The case, in Belfast, is the first in court over the alleged cover-up of British state involvement at the Kincora children’s home in Northern Ireland in the 1970s. It is also the first of the recent sex abuse cases allegedly tying in the British state directly. Victims allege that the cover-up over Kincora has lasted decades.
The victims want the claims of state collusion investigated by an inquiry with full powers, such as the one set up into other sex abuse scandals chaired by the New Zealand judge Lowell Goddard.

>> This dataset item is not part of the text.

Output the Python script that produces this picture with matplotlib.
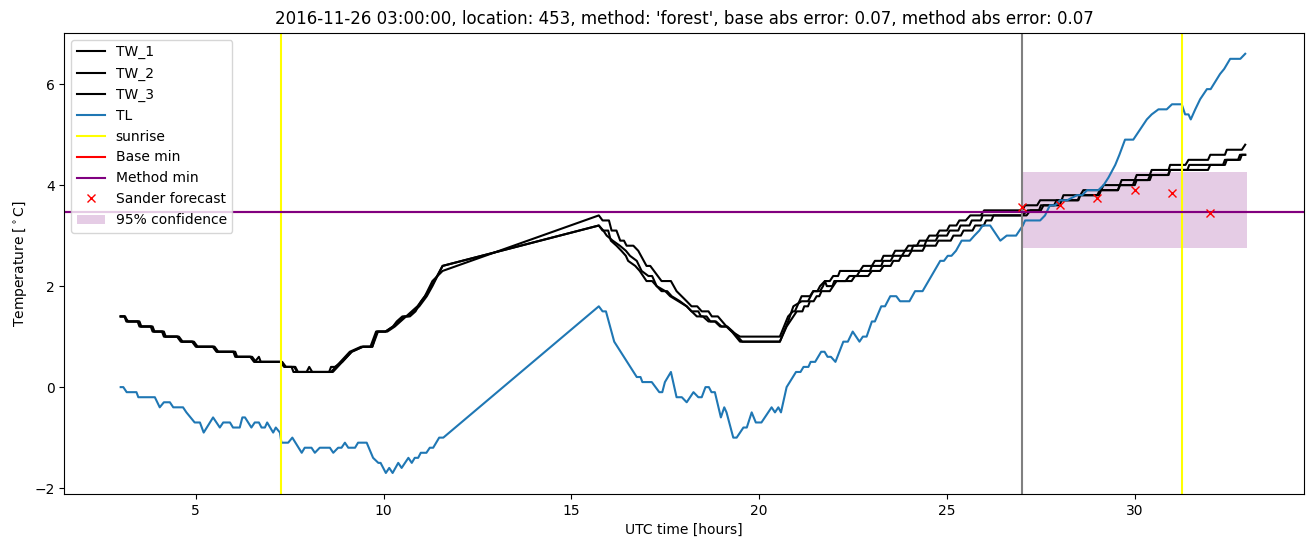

Amnesty International branded Kincora “one of the biggest scandals of our age” and backed the victims’ calls for an inquiry with full powers, “There are longstanding claims that MI5 blocked one or more police investigations into Kincora in the 1970s in order to protect its own intelligence-gathering operation, a terrible indictment which raises the specter of countless vulnerable boys having faced further years of brutal abuse.
“It’s only Justice Goddard’s inquiry that will be able to ensure that evidence doesn’t remain hidden in Whitehall filing cabinets and that even senior politicians will have to attend the inquiry.”
Children are alleged to have suffered sustained sexual abuse after being taken from the East Belfast children’s home, run by a member of a Protestant paramilitary organization, to be offered to men.
Lawyers for the victims will argue in court that “there is credible evidence (and it is therefore arguable) that the security forces and security services were aware of the abuse, permitted it to continue and colluded in protecting the individuals involved from investigation or prosecution”, according to papers lodged with the Belfast high court.